Nada es para siempre

  • Jafet R. Cortés

La mayoría del tiempo nos quejamos de que lo bueno dura poco, desde una visión enceguecida de la realidad que nos come las ideas; una postura tan absurda que nos visualiza como seres inmortales, cuestión que no puede ser más falsa.

Pero, por qué rayos creemos que los buenos momentos deben durar para siempre, si nuestra vida humana –mortal e imperfecta- no lo es. La existencia de una persona, se puede acabar en cuestión de segundos, como un suspiro.

Las ansias de futuro, nos enclavan en una proyección ficticia del ahora, que nos hace condenar -la mayor parte del tiempo- a todas aquellas actividades que en nuestra perspectiva duren poco. Lo que no logramos descubrir a la primera es que con este pesado y tortuoso miedo de vivir, se nos está yendo la vida.

Exigimos como requisito que todo dure para siempre. Ajustamos la conceptualización de ese “para siempre” a nuestra mortalidad, y lo hacemos con todas y cada una de aquellas actividades que no queremos que terminen nunca.

Desde esa postura buscamos el amor y le llamamos “amor de mi vida”. Lo más doloroso -en ocasiones liberador- es reconocer que todo tiene un final, y que muchas veces no es el que tanto deseamos, sino el que tiene que ser.

Alguna vez escribí que el amor presenta movimientos muy naturales: cuando menos lo esperas, llega; cuando menos lo quieres, se va.

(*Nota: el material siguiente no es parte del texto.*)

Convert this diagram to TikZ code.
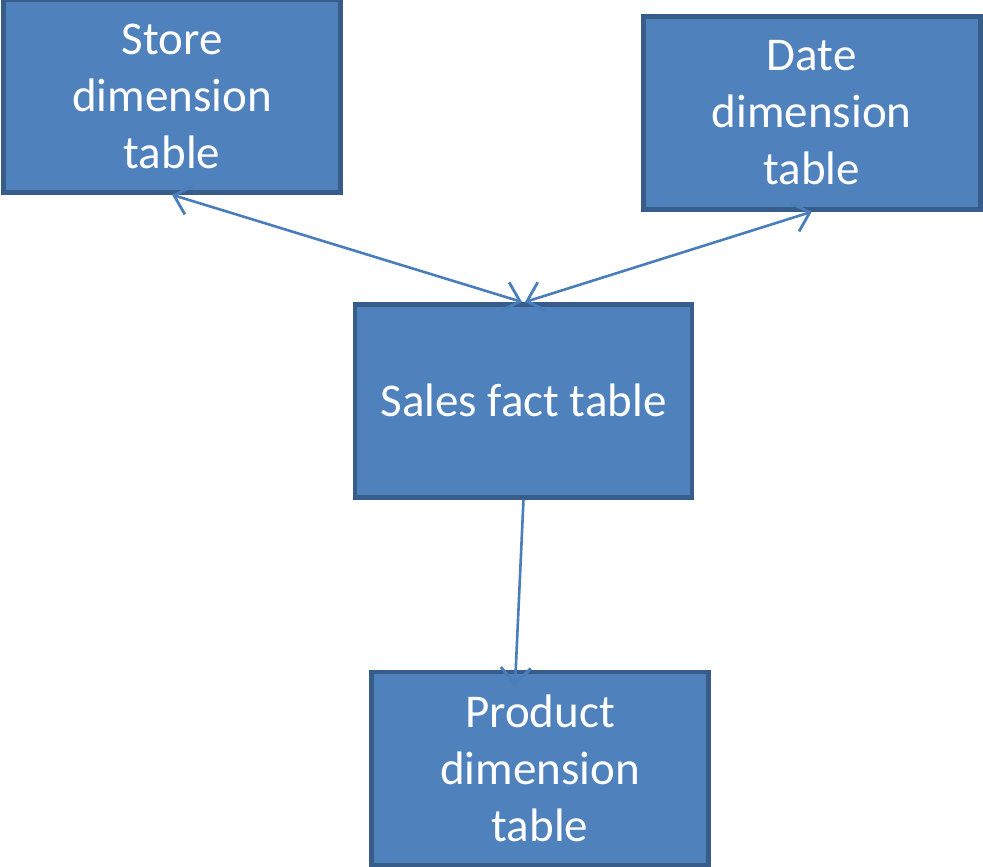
\documentclass[tikz,border=0pt]{standalone}
\usepackage{fontspec}
\setmainfont{Carlito}
\usepackage{tikz}
\usetikzlibrary{arrows.meta}
\usetikzlibrary{calc}

\definecolor{boxfill}{HTML}{4F81BD}
\definecolor{boxline}{HTML}{385D8A}
\definecolor{linkcol}{HTML}{4A7EBB}

\begin{document}
\begin{tikzpicture}[x=1pt, y=-1pt,
    >={Straight Barb[length=16pt, width=30pt, line width=2.8pt]},
    tablebox/.style={draw=boxline, fill=boxfill, line width=4.5pt,
        minimum width=337pt, minimum height=193pt, inner sep=0pt,
        text=white, align=center, font=\fontsize{47}{57}\selectfont,
        execute at begin node={\vspace*{5pt}}},
    link/.style={draw=linkcol, line width=2.6pt}]
    \useasboundingbox (0,0) rectangle (983,867);
    \foreach \name/\pos/\txt in {store/{172,96}/{Store\\dimension\\table},
        date/{811.75,113}/{Date\\dimension\\table},
        sales/{523.5,400.75}/{Sales fact table},
        product/{540,768.5}/{Product\\dimension\\table}} {
        \node[tablebox] (\name) at (\pos) {\txt};
    }
    \draw[link, <->] (store.south) -- ([xshift=-1.5pt]sales.north);
    \draw[link, <->] (date.south) -- ([xshift=1.5pt]sales.north);
    \draw[link, ->] (sales.south) -- ([xshift=-25pt, yshift=-16pt]product.north);
\end{tikzpicture}
\end{document}
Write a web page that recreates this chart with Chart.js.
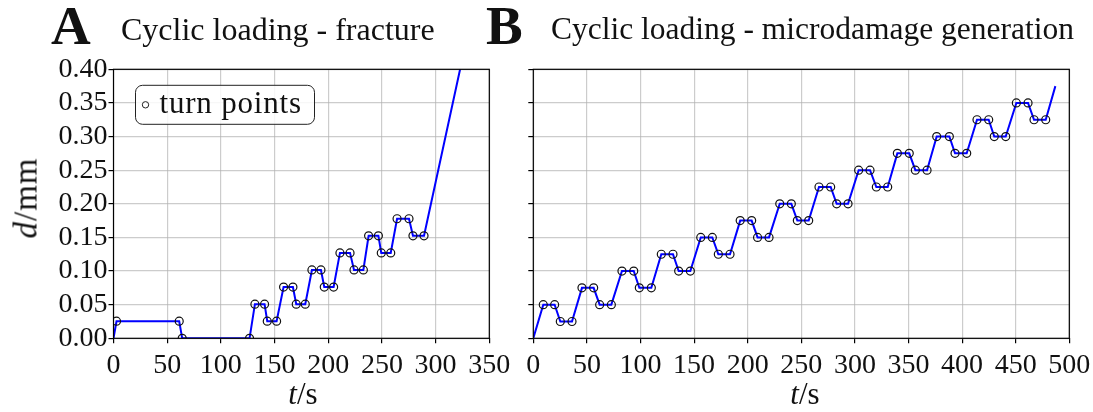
<!DOCTYPE html>
<html>
<head>
<meta charset="utf-8">
<script src="https://cdn.jsdelivr.net/npm/chart.js@4.4.1/dist/chart.umd.min.js"></script>
<style>
  body { margin: 0; background: #fff; width: 1093px; height: 412px; overflow: hidden; position: relative;
         font-family: "Liberation Serif", serif; color: #111; }
  canvas { position: absolute; top: 0; }
  .lbl { position: absolute; white-space: nowrap; line-height: 1; }
  .panel { font-weight: bold; font-size: 55px; }
  .ttl { font-size: 32px; }
  .ax { font-size: 31px; transform: translateX(-50%); }
  .ylab { font-size: 33px; transform: translate(-50%, -50%) rotate(-90deg); letter-spacing: 1px; }
</style>
</head>
<body>
<canvas id="left" width="510" height="412" style="left:0"></canvas>
<canvas id="right" width="573" height="412" style="left:520px"></canvas>

<div class="lbl panel" style="left:51px; top:-2px">A</div>
<div class="lbl ttl" style="left:121px; top:13px">Cyclic loading - fracture</div>
<div class="lbl panel" style="left:486px; top:-2px">B</div>
<div class="lbl ttl" style="left:551px; top:13px; font-size:31.5px">Cyclic loading - microdamage generation</div>
<div class="lbl ylab" style="left:26px; top:198px"><i>d</i>/mm</div>
<div class="lbl ax" style="left:303px; top:378px"><i>t</i>/s</div>
<div class="lbl ax" style="left:805px; top:378px"><i>t</i>/s</div>

<script>
// A: cyclic loading until fracture (turn points in steps of 0.0254 mm)
const fractureTime = [0, 2.8, 61.2, 64.0, 126.7, 131.7, 140.7, 143.2, 151.9, 158.4, 167.1,
  170.2, 178.6, 184.8, 193.2, 196.3, 205.0, 210.9, 220.3, 224.0, 232.7, 237.6, 246.7,
  249.4, 258.2, 264.1, 275.2, 278.9, 289.2, 322.8];
const fractureDisp = [0, 0.0254, 0.0254, 0, 0, 0.0508, 0.0508, 0.0254, 0.0254, 0.0762, 0.0762,
  0.0508, 0.0508, 0.1016, 0.1016, 0.0762, 0.0762, 0.127, 0.127, 0.1016, 0.1016, 0.1524, 0.1524,
  0.127, 0.127, 0.1778, 0.1778, 0.1524, 0.1524, 0.40];

// B: cyclic loading for microdamage generation
const damageTime = [0, 9.3, 19.9, 25.2, 36.1, 45.4, 56.3, 61.9, 72.8, 82.7, 93.7, 98.9, 110.1,
  119.4, 130.3, 135.6, 146.5, 156.2, 167, 172.6, 183.5, 193, 203.7, 209.2, 219.9,
  229.9, 240.7, 246.3, 256.9, 266.5, 277.4, 283, 293.6, 303.5, 314.1, 320, 330.6,
  339.6, 350.7, 356.4, 367.3, 376.3, 388.1, 393.4, 404.3, 413.9, 424.8, 430, 440.7,
  450.6, 461.5, 467.1, 478, 487];
const damageDisp = [0, 0.05, 0.05, 0.025, 0.025, 0.075, 0.075, 0.05, 0.05, 0.1, 0.1, 0.075, 0.075,
  0.125, 0.125, 0.1, 0.1, 0.15, 0.15, 0.125, 0.125, 0.175, 0.175, 0.15, 0.15,
  0.2, 0.2, 0.175, 0.175, 0.225, 0.225, 0.2, 0.2, 0.25, 0.25, 0.225, 0.225,
  0.275, 0.275, 0.25, 0.25, 0.3, 0.3, 0.275, 0.275, 0.325, 0.325, 0.3, 0.3,
  0.35, 0.35, 0.325, 0.325, 0.375];

const fractureTicksX = [0, 50, 100, 150, 200, 250, 300, 350];
const damageTicksX = [0, 50, 100, 150, 200, 250, 300, 350, 400, 450, 500];
const dispTicks = [0, 0.05, 0.10, 0.15, 0.20, 0.25, 0.30, 0.35, 0.40];
const legendLabel = "turn points";

const gridColor = "rgba(176,176,176,0.65)";
const tickFont = { family: "Liberation Serif", size: 28 };

// full black box around the plot area
const framePlugin = {
  id: "frame",
  afterDraw(chart) {
    const { ctx, chartArea: a } = chart;
    ctx.save();
    ctx.strokeStyle = "#000";
    ctx.lineWidth = 1.2;
    ctx.strokeRect(a.left, a.top, a.right - a.left, a.bottom - a.top);
    ctx.restore();
  }
};

// boxed legend inside the plot, like the matplotlib one
const turnLegend = {
  id: "turnLegend",
  afterDraw(chart, args, opts) {
    if (!opts.show) return;
    const { ctx, chartArea: a } = chart;
    const x = a.left + 22, y = a.top + 16, w = 179, h = 39;
    ctx.save();
    ctx.beginPath();
    ctx.roundRect(x, y, w, h, 7);
    ctx.fillStyle = "rgba(255,255,255,0.85)";
    ctx.fill();
    ctx.strokeStyle = "#222";
    ctx.lineWidth = 1;
    ctx.stroke();
    ctx.beginPath();
    ctx.arc(x + 10, y + h / 2, 3.2, 0, Math.PI * 2);
    ctx.stroke();
    ctx.fillStyle = "#111";
    ctx.font = "31px 'Liberation Serif'";
    ctx.letterSpacing = "0.8px";
    ctx.textBaseline = "alphabetic";
    ctx.fillText(chart.data.datasets[0].label, x + 24, y + 28);
    ctx.restore();
  }
};

function makeChart(id, time, disp, xTicks, yWidth, padRight, showYLabels, showLegend) {
  const pts = time.map((t, i) => ({ x: t, y: disp[i] }));
  return new Chart(document.getElementById(id), {
    type: "line",
    data: {
      datasets: [{
        label: legendLabel,
        data: pts,
        borderColor: "#0000ff",
        borderWidth: 2,
        tension: 0,
        fill: false,
        pointRadius: c => (c.dataIndex === 0 || c.dataIndex === pts.length - 1) ? 0 : 4,
        pointBorderColor: "#111",
        pointBorderWidth: 1.2,
        pointBackgroundColor: "rgba(0,0,0,0)",
      }]
    },
    options: {
      responsive: false,
      animation: false,
      devicePixelRatio: 1,
      layout: { autoPadding: false, padding: { top: 69.3, right: padRight, left: 0, bottom: 0 } },
      plugins: {
        legend: { display: false },
        tooltip: { enabled: false },
        turnLegend: { show: showLegend }
      },
      scales: {
        x: {
          type: "linear",
          min: xTicks[0],
          max: xTicks[xTicks.length - 1],
          afterBuildTicks: s => { s.ticks = xTicks.map(v => ({ value: v })); },
          afterFit: s => { s.height = 73.7; s.paddingLeft = 0; s.paddingRight = 0; },
          grid: { color: gridColor, lineWidth: 1.2, tickColor: "#000", tickLength: 5 },
          border: { display: false },
          ticks: { color: "#111", font: tickFont, padding: 6, maxRotation: 0, autoSkip: false,
                   callback: v => String(v) }
        },
        y: {
          min: dispTicks[0],
          max: dispTicks[dispTicks.length - 1],
          afterBuildTicks: s => { s.ticks = dispTicks.map(v => ({ value: v })); },
          afterFit: s => { s.width = yWidth; s.paddingTop = 0; s.paddingBottom = 0; },
          grid: { color: gridColor, lineWidth: 1.2, tickColor: "#000", tickLength: 5 },
          border: { display: false },
          ticks: { display: showYLabels, color: "#111", font: tickFont, padding: 1, autoSkip: false,
                   callback: v => v.toFixed(2) }
        }
      }
    },
    plugins: [framePlugin, turnLegend]
  });
}

makeChart("left", fractureTime, fractureDisp, fractureTicksX, 113.5, 20.7, true, true);
makeChart("right", damageTime, damageDisp, damageTicksX, 13.3, 23.7, false, false);
</script>
</body>
</html>
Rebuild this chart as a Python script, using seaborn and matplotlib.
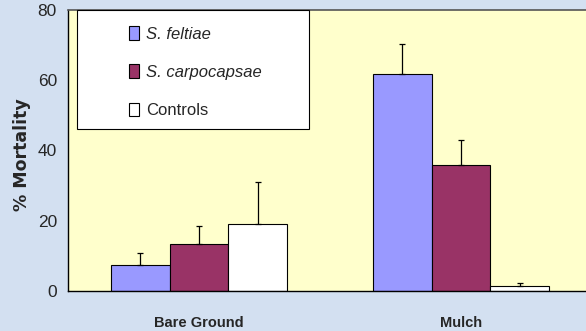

Más que lo anterior -que sigo reconociendo como una verdad-, quizás debemos aderezar la fórmula a partir de nuestra mortalidad. Por una parte, para reconocer que toda declaración de amor es urgente, porque sencillamente nos vamos a morir; y para saber con certeza que el hecho de que se vaya aquel amor que considerábamos “de nuestra vida”, podría representar una señal ineludible de que quizás tengamos que cambiar de vida, para que llegue un nuevo amor.

Aceptar que todo en algún momento va a terminar, no significa actuar desde el pesimismo, pensando que todo saldrá mal; sino reconocer que tenemos el tiempo limitado, y así, exprimir cada momento de felicidad hasta la médula.

Nada es para siempre, y nuestra vida –como todo- dura lo que tiene que durar, ni más ni menos. Eso convierte al tiempo que pasamos con vida en un conjunto limitado de nano-instantes, pequeños momentos del todo que se van yendo de nuestras manos, mientras buscamos postergar lo que más podamos aquel desenlace sin retorno.

El tiempo es relativo. Tres horas platicando con alguien pueden irse volando, al igual que tres horas escuchando a un ponente describir sin alma un tema -por demás tedioso-, pueden parecer toda una vida. Tres minutos plagados de besos -cortos, pronunciados, profundos, entre mordidas que desatan pasiones, cariño, deseo- pueden hacer las paces con el tiempo un rato, detenerlo; al igual que tres minutos pueden significar la diferencia entre llegar con vida o no a un hospital.

Que sea relativo no quiere decir que podamos hacer nuestra voluntad con él; todo tiene un límite, una fecha de caducidad. A lo que hemos aspirado siempre como humanidad es a romper las leyes naturales en nuestra búsqueda por trascender, volvernos inmortales a través de las historias que van pasando de boca en boca las personas que pudimos llegar a tocar; a través de lo que llegamos a escribir, las obras que pudimos componer; así como nuestro legado genético, aquellos rasgos característicos que heredamos de manera generacional.

Con una exactitud que muchas veces nos aterra, todo dura lo que tiene que durar, ni más ni menos. Es por ello que debemos abrazar la trama, amarla, y olvidar siquiera por un instante que todo tiene un final; debemos amar el ahora desde su mortal esencia que nos invita a vivir, y no solo seguir con vida.